When Carol heard Tony's words she decided to dedicate her career to helping people reach across the vast, lonely spaces of life and make the connections. She said "I realized I was never going to save anybody's life by teaching some stupid class in church liturgy." Her studies and her sermons became geared towards more personal, psychological issues and her charitable programs focused on bringing people together, teaching them to reciprocate great kindness, and healing their hearts and lives at a deep level.

These days Carol leads a parish where people feel nurtured, comforted and sheltered from a broken world. Where her pastoral skills lacked, her preaching and leadership skills have accomplished far more than she ever imagined. 

It was many years before Carol could tell the story of Tony's suicide without breaking down into sobs. She still chokes up when she tells of it now. At one point, though, she felt strong enough to preach a sermon about him. After the sermon a man walked up to her and said, "I know you're not going to believe this, but I am Tony's son and - I can't make the connections either."

He'd never been to this church where Carol preached about his father before in his life, but he was suffering from drug and alcohol addiction and decided on a whim to stop in to church and see if he might find some wisdom. Carol and he were stunned at the coincidence. After they stared at each other in shock for a few moments, Carol said "I'd like to help you. Will you let me?" and she did. 

Of all the complicated laws, commandments and directives listed in the Bible, only one is a commandment directly from God and not garbled by the minds and hands of man - Jesus looked humanity squarely in the eye and said "A new commandment I give you: Love one another as I have loved you." 

He wasn't talking about romantic love.
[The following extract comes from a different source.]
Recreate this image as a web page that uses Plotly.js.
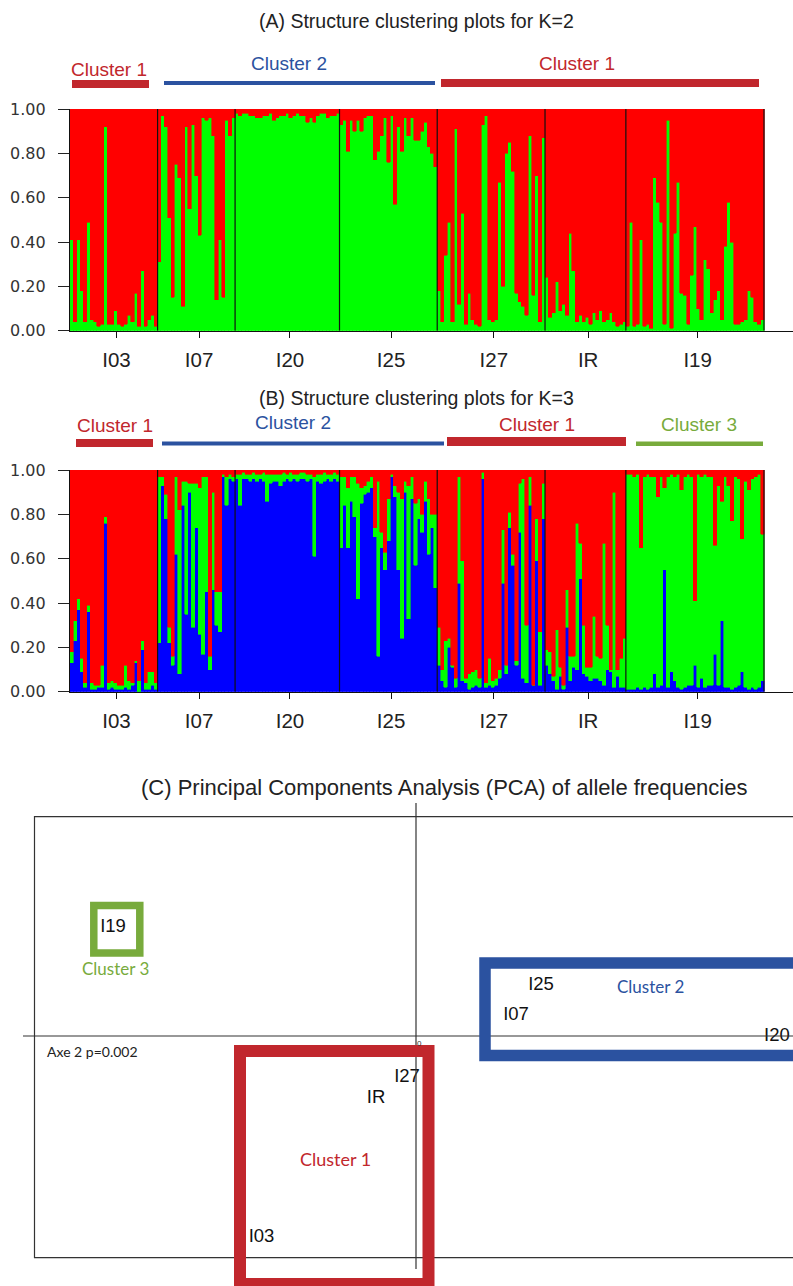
<!DOCTYPE html>
<html>
<head>
<meta charset="utf-8">
<script src="https://cdn.plot.ly/plotly-3.0.1.min.js"></script>
<style>html,body{margin:0;padding:0;background:#fff;}#chart{width:793px;height:1286px;}</style>
</head>
<body>
<div id="chart"></div>
<script>
// ---------------- DATA ----------------
const popNames = ['I03','I07','I20','I25','I27','IR','I19'];
const popSizes = [26, 23, 31, 29, 32, 24, 41];

// K=2 : membership in the green cluster for each individual (red = remainder)
const k2Green = [
  // I03
  0.41,0.04,0.41,0.18,0.04,0.49,0.05,0.04,0.02,0.03,0.92,0.03,0.03,0.09,0.03,0.02,0.03,0.07,0.04,0.17,0.02,0.27,0.02,0.05,0.07,0.02,
  // I07
  0.31,0.97,0.92,0.51,0.15,0.75,0.69,0.11,0.92,0.55,0.93,0.70,0.43,0.96,0.95,0.96,0.88,0.14,0.41,0.15,0.95,0.88,0.96,
  // I20
  0.98,0.97,0.98,0.98,0.97,0.97,0.96,0.96,0.97,0.97,0.98,0.95,0.96,0.97,0.97,0.98,0.96,0.97,0.98,0.97,0.97,0.94,0.96,0.94,0.97,0.98,0.98,0.96,0.97,0.97,0.98,
  // I25
  0.93,0.95,0.81,0.95,0.90,0.95,0.90,0.96,0.97,0.97,0.77,0.81,0.88,0.96,0.76,0.97,0.57,0.92,0.81,0.96,0.88,0.96,0.86,0.86,0.90,0.94,0.83,0.80,0.74,
  // I27
  0.18,0.04,0.34,0.49,0.04,0.91,0.12,0.53,0.03,0.17,0.05,0.03,0.02,0.93,0.97,0.05,0.04,0.05,0.67,0.20,0.80,0.85,0.72,0.17,0.13,0.11,0.07,0.88,0.16,0.70,0.04,0.87,
  // IR
  0.24,0.06,0.08,0.22,0.09,0.12,0.07,0.44,0.27,0.04,0.07,0.04,0.06,0.03,0.08,0.05,0.09,0.04,0.05,0.08,0.04,0.02,0.03,0.04,
  // I19
  0.02,0.49,0.02,0.03,0.41,0.02,0.03,0.01,0.69,0.58,0.49,0.03,0.95,0.01,0.44,0.67,0.17,0.16,0.03,0.25,0.47,0.10,0.05,0.32,0.28,0.08,0.14,0.18,0.05,0.38,0.58,0.40,0.03,0.03,0.04,0.05,0.18,0.15,0.04,0.03,0.05
];

// K=3 : membership in the blue and green clusters (red = remainder)
const k3Blue = [
  // I03
  0.13,0.23,0.37,0.09,0.02,0.36,0.01,0.01,0.02,0.02,0.76,0.01,0.02,0.01,0.01,0.01,0.02,0.01,0.03,0.13,0.00,0.19,0.01,0.01,0.03,0.01,
  // I07
  0.22,0.93,0.78,0.22,0.12,0.62,0.08,0.84,0.35,0.90,0.29,0.74,0.26,0.17,0.45,0.10,0.46,0.30,0.27,0.97,0.84,0.96,0.95,
  // I20
  0.96,0.84,0.96,0.96,0.95,0.96,0.95,0.96,0.95,0.86,0.94,0.95,0.95,0.93,0.95,0.96,0.95,0.96,0.95,0.96,0.96,0.95,0.96,0.61,0.95,0.94,0.95,0.96,0.95,0.96,0.95,
  // I25
  0.65,0.84,0.65,0.86,0.79,0.42,0.85,0.89,0.90,0.92,0.70,0.16,0.65,0.55,0.68,0.97,0.88,0.55,0.24,0.90,0.33,0.87,0.57,0.78,0.72,0.86,0.62,0.74,0.47,
  // I27
  0.12,0.05,0.02,0.20,0.11,0.02,0.49,0.05,0.04,0.01,0.02,0.03,0.02,0.96,0.02,0.03,0.02,0.03,0.06,0.49,0.08,0.74,0.57,0.12,0.72,0.06,0.04,0.84,0.03,0.59,0.03,0.78,
  // IR
  0.12,0.08,0.05,0.01,0.07,0.01,0.29,0.05,0.11,0.10,0.51,0.08,0.07,0.05,0.06,0.06,0.05,0.03,0.10,0.09,0.02,0.07,0.02,0.02,
  // I19
  0.01,0.01,0.01,0.02,0.01,0.02,0.01,0.02,0.08,0.02,0.03,0.55,0.02,0.09,0.05,0.02,0.01,0.02,0.03,0.03,0.12,0.02,0.06,0.02,0.03,0.03,0.17,0.03,0.32,0.02,0.02,0.01,0.02,0.03,0.09,0.02,0.01,0.02,0.01,0.02,0.05
];
const k3Green = [
  // I03
  0.05,0.09,0.05,0.06,0.02,0.03,0.03,0.02,0.01,0.10,0.03,0.03,0.03,0.03,0.02,0.02,0.10,0.04,0.01,0.01,0.05,0.04,0.03,0.08,0.06,0.03,
  // I07
  0.75,0.04,0.11,0.07,0.04,0.35,0.74,0.11,0.60,0.04,0.65,0.20,0.66,0.80,0.52,0.06,0.44,0.15,0.18,0.01,0.13,0.02,0.02,
  // I20
  0.02,0.14,0.03,0.02,0.03,0.03,0.03,0.02,0.04,0.12,0.04,0.03,0.03,0.05,0.04,0.02,0.04,0.02,0.03,0.03,0.03,0.03,0.02,0.36,0.03,0.04,0.04,0.02,0.03,0.03,0.03,
  // I25
  0.32,0.13,0.27,0.11,0.18,0.52,0.07,0.04,0.05,0.05,0.04,0.79,0.07,0.08,0.19,0.01,0.05,0.35,0.63,0.05,0.60,0.10,0.28,0.09,0.08,0.09,0.25,0.06,0.33,
  // I27
  0.17,0.05,0.21,0.04,0.01,0.04,0.48,0.54,0.02,0.07,0.07,0.07,0.04,0.03,0.02,0.12,0.03,0.03,0.04,0.24,0.04,0.07,0.05,0.02,0.22,0.90,0.26,0.13,0.00,0.19,0.24,0.16,
  // IR
  0.07,0.10,0.02,0.27,0.04,0.02,0.17,0.11,0.05,0.66,0.16,0.22,0.04,0.06,0.28,0.10,0.10,0.64,0.20,0.01,0.88,0.03,0.13,0.22,
  // I19
  0.97,0.97,0.96,0.96,0.64,0.95,0.97,0.95,0.89,0.86,0.94,0.37,0.95,0.89,0.92,0.96,0.90,0.95,0.95,0.94,0.29,0.96,0.91,0.96,0.94,0.94,0.49,0.90,0.54,0.95,0.91,0.76,0.95,0.93,0.60,0.93,0.90,0.94,0.96,0.96,0.66
];

const yTicks = [0, 0.2, 0.4, 0.6, 0.8, 1.0];

// PCA (axis 1 / axis 2 scores of the populations)
const pcaLabels = ['I19','I25','I07','I20','I27','IR','I03'];
const pcaX = [-3.03, 1.25, 1.00, 3.48, -0.09, -0.40, -1.545];
const pcaY = [1.09, 0.51, 0.21, 0.00, -0.41, -0.62, -2.01];

// ---------------- BUILD ----------------
const W = 793, H = 1286;
const PX = x => x / W;
const PY = y => 1 - y / H;
const N = k2Green.length;
const idx = k2Green.map((_, i) => i);
const k2Red = k2Green.map(g => Math.max(0, 1 - g));
const k3Red = k3Blue.map((b, i) => Math.max(0, 1 - b - k3Green[i]));

const centers = [], bounds = [];
let s = 0;
popSizes.forEach(n => { centers.push(s + (n - 1) / 2 + 0.8); s += n; bounds.push(s - 0.5); });

const RED = '#ff0000', GRN = '#00ff00', BLU = '#0000ff';
const cRed = '#c1272d', cBlue = '#2b52a0', cGreen = '#78ab3c';
const FONT = 'Liberation Sans, Arial, sans-serif';

function barTrace(y, color, xa, ya) {
  return { type: 'bar', x: idx, y: y, xaxis: xa, yaxis: ya, width: 1,
    marker: { color: color, line: { color: color, width: 0.6 } },
    hoverinfo: 'skip', showlegend: false };
}

const traces = [
  barTrace(k2Green, GRN, 'x', 'y'),
  barTrace(k2Red, RED, 'x', 'y'),
  barTrace(k3Blue, BLU, 'x2', 'y2'),
  barTrace(k3Green, GRN, 'x2', 'y2'),
  barTrace(k3Red, RED, 'x2', 'y2'),
  { type: 'scatter', mode: 'text', x: pcaX, y: pcaY, text: pcaLabels,
    xaxis: 'x3', yaxis: 'y3', cliponaxis: false,
    textposition: pcaLabels.map(l => l === 'I20' ? 'middle right' : 'middle center'),
    textfont: { family: FONT, size: 18.5, color: '#111' },
    hoverinfo: 'skip', showlegend: false }
];

const bw = 694 / N;
const xr = [-0.5, -0.5 + 723 / bw];

function barX() {
  return {
    range: xr, showline: true, linecolor: '#111', linewidth: 1.2,
    ticks: 'outside', ticklen: 6, tickcolor: '#111', tickwidth: 1,
    tickvals: centers, ticktext: popNames, ticklabelstandoff: 4,
    tickfont: { family: FONT, size: 20.5, color: '#222' },
    showgrid: false, zeroline: false, fixedrange: true
  };
}
function barY(top, bot) {
  return {
    domain: [PY(bot), PY(top)], range: [0, 1], showline: true, linecolor: '#111', linewidth: 1.2,
    ticks: 'outside', ticklen: 11, tickcolor: '#222', tickwidth: 1,
    tickvals: yTicks, tickformat: '.2f', ticklabelstandoff: 9,
    tickfont: { family: 'DejaVu Sans, sans-serif', size: 16, color: '#333' },
    showgrid: false, zeroline: false, fixedrange: true
  };
}

const shapes = [];
// population boundaries
bounds.forEach(b => {
  ['', '2'].forEach(k => {
    shapes.push({ type: 'line', xref: 'x' + k, yref: 'y' + k, x0: b, x1: b, y0: 0, y1: 1,
      line: { color: '#111', width: 1.2 } });
  });
});
// cluster bars (paper px)
function rectPx(x0, x1, y0, y1, color) {
  shapes.push({ type: 'rect', xref: 'paper', yref: 'paper', x0: PX(x0), x1: PX(x1), y0: PY(y1), y1: PY(y0),
    fillcolor: color, line: { width: 0 } });
}
rectPx(72, 149, 80, 88, cRed);
rectPx(164, 435, 81, 85, cBlue);
rectPx(441, 759, 79, 87, cRed);
rectPx(76, 153, 439, 447, cRed);
rectPx(162, 444, 441.5, 445.5, cBlue);
rectPx(447, 626, 437, 446, cRed);
rectPx(636, 763, 441.5, 446, cGreen);

// PCA frame, axes and cluster boxes (in PCA units)
shapes.push({ type: 'rect', xref: 'x3', yref: 'y3', x0: -3.815, x1: 4.2, y0: -2.217, y1: 2.193,
  line: { color: '#333', width: 1.2 } });
shapes.push({ type: 'line', xref: 'x3', yref: 'y3', x0: 0, x1: 0, y0: -2.33, y1: 2.33,
  line: { color: '#333', width: 1.2 } });
shapes.push({ type: 'line', xref: 'x3', yref: 'y3', x0: -3.93, x1: 4.2, y0: 0, y1: 0,
  line: { color: '#333', width: 1.2 } });
shapes.push({ type: 'rect', xref: 'x3', yref: 'y3', x0: -3.222, x1: -2.762, y0: 0.83, y1: 1.305,
  line: { color: cGreen, width: 7.5 } });
shapes.push({ type: 'rect', xref: 'x3', yref: 'y3', x0: 0.69, x1: 4.3, y0: -0.195, y1: 0.73,
  line: { color: cBlue, width: 11.5 } });
shapes.push({ type: 'rect', xref: 'x3', yref: 'y3', x0: -1.76, x1: 0.125, y0: -2.48, y1: -0.15,
  line: { color: cRed, width: 12 } });

function ann(text, x, y, size, color, family, xanchor) {
  return { text: text, x: PX(x), y: PY(y), xref: 'paper', yref: 'paper', showarrow: false,
    xanchor: xanchor || 'center', yanchor: 'middle',
    font: { family: family || FONT, size: size, color: color } };
}
const annotations = [
  ann('(A) Structure clustering plots for K=2', 417, 21, 19.5, '#222'),
  ann('(B) Structure clustering plots for K=3', 417, 398, 19.5, '#222'),
  ann('(C) Principal Components Analysis (PCA) of allele frequencies', 444, 787, 22, '#222'),
  ann('Cluster 1', 109, 69, 19, cRed),
  ann('Cluster 2', 289, 64, 19, cBlue),
  ann('Cluster 1', 577, 64, 19, cRed),
  ann('Cluster 1', 115, 425, 19, cRed),
  ann('Cluster 2', 293, 423, 19, cBlue),
  ann('Cluster 1', 537, 424, 19, cRed),
  ann('Cluster 3', 699, 424, 19, cGreen),
  ann('Cluster 3', 116, 968, 17, cGreen, 'Lato, sans-serif'),
  ann('Cluster 2', 650, 986, 17, cBlue, 'Lato, sans-serif'),
  ann('Cluster 1', 335, 1159, 18, cRed, 'Lato, sans-serif'),
  ann('Axe 2 p=0.002', 45, 1051, 14, '#222', 'Lato, sans-serif', 'left'),
  ann('0', 419, 1043, 8, '#333')
];

const layout = {
  width: W, height: H, margin: { l: 0, r: 0, t: 0, b: 0 },
  paper_bgcolor: '#fff', plot_bgcolor: 'rgba(0,0,0,0)',
  barmode: 'stack', bargap: 0, showlegend: false,
  xaxis: Object.assign(barX(), { domain: [PX(70), 1], anchor: 'y' }),
  yaxis: Object.assign(barY(109, 330.7), { anchor: 'x' }),
  xaxis2: Object.assign(barX(), { domain: [PX(70), 1], anchor: 'y2' }),
  yaxis2: Object.assign(barY(470, 691.7), { anchor: 'x2' }),
  xaxis3: { domain: [0, 1], range: [-4.16, 3.77], visible: false, anchor: 'y3', fixedrange: true },
  yaxis3: { domain: [0, PY(800)], range: [-2.5, 2.36], visible: false, anchor: 'x3', fixedrange: true },
  shapes: shapes, annotations: annotations
};

Plotly.newPlot('chart', traces, layout, { displayModeBar: false, staticPlot: true });
</script>
</body>
</html>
Our culture would have us think that's the only kind of love there is. He was talking about the kind of love we often miss - the love of all the regular people in our lives. It's those little connections - to your children, your parents, your coworkers and friends, or to the homeless person who's accepting your help, that are the fabric of heaven.



Carol was one of the priests profiled in this 2004 article in TIME magazine on women clergy. Her profile is on page 3 of it:

http://www.time.com/time/magazine/article/0,9171,1101040628-655431,00.html

Saturday, January 20, 2007

Remembering Will

Written Saturday, January 20, 2007 



I went to Will Mecom's memorial service today. It was beautiful and sedate and elegant, with candles and communion and dignified behavior, and about ten minutes into it I thought, "What the hell IS this?" I looked around in horror at all my dry-eyed, quiet fellow mourners and wondered if I was actually dreaming that I was at some ghastly Stepford gathering and then I realized why it all felt so peculiar to me: I've never been to a funeral outside the south. "Ohhhhh .. I thought. This is how non-insane cultures do death. Interesting.."
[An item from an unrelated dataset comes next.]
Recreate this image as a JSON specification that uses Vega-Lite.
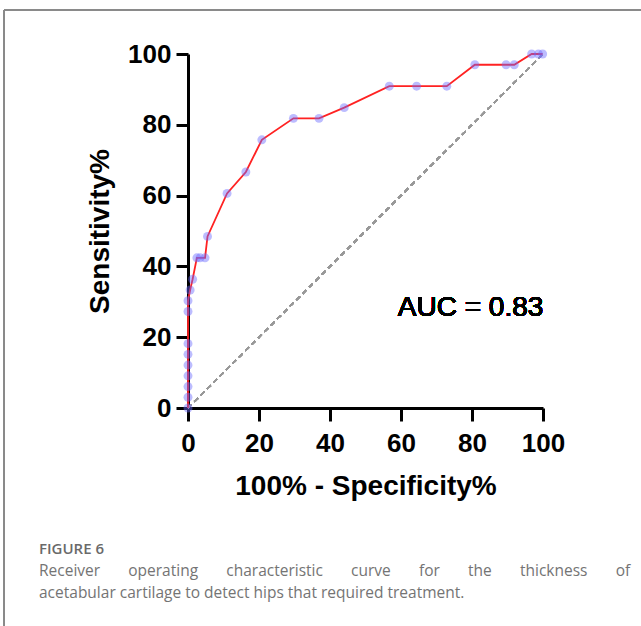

I grew up in Georgia, but my "people" (for all you Yankees that means "extended family") are from Sand Mountain, Alabama. Down south, we don't have funerals - we have throwdowns. There's none of this stale "keep the remains out of sight" business like there was today at Will's urn-less affair. No sirree - you don't cheat your kin out of a good show by getting cremated. You get dressed up, painted up and laid up in a fancy coffin and displayed at the funeral home (or if you can't afford that, in your living room next to the egg salad and the Crimson Tide game on TV), and people swirl around you with great wailing and gnashing of teeth for three solid days. Your church provides two sturdy wooden signs to post out on the interstate near your home, in both directions, that say in a very Texas-Chainsaw-Massacre-style giant, shakily hand-painted font: DEATH.

Women take center stage at southern funerary shindigs. They pass out, they kiss the corpse and get chest pains and they throw themselves into the coffins of men who were not even their husbands. It's all great fun. A 300-pound maw-maw always has to be carted out of there like James Brown at the end of a concert. People sweat, false teeth are spontaneously ejected in the throes of emotional turmoil, and sometimes fights erupt and are carried on a wave of hysteria out onto the front lawn. If you're lucky you might even get to see a little gunplay. 

My friend Jeff Reed drowned when I was in high school and my best friend Michael and I went to his service at the African Methodist Episcopal Church. Jeff's church was located in a storefront that used to be, I believe, a tire store and it had no air conditioning. This was unfortunate because Jeff had passed away in the middle of the Georgia summer, it was 110 degrees with a humidity factor of 4000 percent and everybody was all dressed up in hats and ties and support hose. I think that funeral still holds the world's record for the most unconscious morbidly obese women at the end of it. They were piled up on the sidewalk outside like cordwood. The best feature of that funeral, though, was a massive super-serious man with a floor-shaking baritone voice who would occasionally cruise the pews, singing, with a box of pink Kleenex in his giant outstretched hand. It was like being serenaded by Barry White in the midst of your grief and turmoil. Women would take a tissue and he'd lock eyes with them and sing, "Come Home, Come Hooooommmmme.." and they'd shriek and drop to the floor. God, that was awesome. I want that guy at MY funeral.

So today was very stale and odd. I was all ready with a purse full of Kleenex to squawl my brains out, get hold of myself and then boo-hoo all over again in subsequent lurching waves for the remainder of the day. I was prepared to "take to my bed," exhausted and drained, for 72 hours afterwards like I've done for all the funerals I've attended. Now I have all this excess energy and I'm not entirely sure what to do with myself.

Come to think of it, here was one memorable moment the memorial service today. The priest who baptized Will repeated an email joke that Will had sent him a few years ago. Like many of us, Will was damaged tremendously by growing up in the Bible Belt among nutcase fundamentalists (who in my opinion have done more to destroy Christianity than the Roman Empire ever could have, but don't get me started.) and he always joked that he was a "recovering Evangelical." All us, his recovering Evangelical and recovering Catholic friends, had a good chuckle with him over this one:

Growing up in the Baptist church I learned two things:

1. That God loves you, and you're going to Hell.

2. That sex is the filthiest, most disgusting thing you could ever do, so you
should save it for someone you love.